Brief:
Print the first line of the material below and each line after it, exactly as written, ending with the line that contains "plt.rcParams['font.family'] = ['Liberation".

Input rows:
****************

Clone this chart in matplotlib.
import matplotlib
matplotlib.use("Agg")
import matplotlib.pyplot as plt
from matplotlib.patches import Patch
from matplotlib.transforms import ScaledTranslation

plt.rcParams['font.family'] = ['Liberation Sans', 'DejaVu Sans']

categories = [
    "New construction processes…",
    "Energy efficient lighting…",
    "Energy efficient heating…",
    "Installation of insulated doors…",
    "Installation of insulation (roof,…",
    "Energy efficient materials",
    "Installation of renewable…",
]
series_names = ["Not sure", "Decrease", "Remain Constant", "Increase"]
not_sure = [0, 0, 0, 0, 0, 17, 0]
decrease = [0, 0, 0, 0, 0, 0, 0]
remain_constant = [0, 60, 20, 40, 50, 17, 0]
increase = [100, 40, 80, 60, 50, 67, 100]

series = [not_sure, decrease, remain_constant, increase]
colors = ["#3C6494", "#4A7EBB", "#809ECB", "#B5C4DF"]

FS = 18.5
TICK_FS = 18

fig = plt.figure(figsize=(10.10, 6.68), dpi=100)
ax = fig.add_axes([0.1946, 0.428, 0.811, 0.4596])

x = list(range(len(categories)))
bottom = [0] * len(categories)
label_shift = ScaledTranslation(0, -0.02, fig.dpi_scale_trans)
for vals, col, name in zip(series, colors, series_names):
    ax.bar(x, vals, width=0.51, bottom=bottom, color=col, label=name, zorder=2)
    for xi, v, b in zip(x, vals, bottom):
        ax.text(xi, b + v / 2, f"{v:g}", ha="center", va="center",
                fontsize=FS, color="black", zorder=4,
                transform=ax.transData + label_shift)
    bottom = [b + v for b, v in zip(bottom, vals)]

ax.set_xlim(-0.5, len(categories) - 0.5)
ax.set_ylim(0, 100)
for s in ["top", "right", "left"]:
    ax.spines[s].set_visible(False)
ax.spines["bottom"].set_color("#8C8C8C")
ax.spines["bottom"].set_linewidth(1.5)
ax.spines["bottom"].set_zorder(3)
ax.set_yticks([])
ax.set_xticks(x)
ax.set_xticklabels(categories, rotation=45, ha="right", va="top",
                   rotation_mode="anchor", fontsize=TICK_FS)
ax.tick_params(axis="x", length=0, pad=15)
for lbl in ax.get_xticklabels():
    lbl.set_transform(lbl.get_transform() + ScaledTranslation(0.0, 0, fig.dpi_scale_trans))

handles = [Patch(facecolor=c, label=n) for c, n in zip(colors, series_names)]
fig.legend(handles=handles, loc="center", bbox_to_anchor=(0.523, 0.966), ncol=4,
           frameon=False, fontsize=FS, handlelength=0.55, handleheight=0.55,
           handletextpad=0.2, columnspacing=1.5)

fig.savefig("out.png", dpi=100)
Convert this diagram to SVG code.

****************

Written solution:
Clone this chart in matplotlib.
import matplotlib
matplotlib.use("Agg")
import matplotlib.pyplot as plt
from matplotlib.patches import Patch
from matplotlib.transforms import ScaledTranslation

plt.rcParams['font.family'] = ['Liberation Sans', 'DejaVu Sans']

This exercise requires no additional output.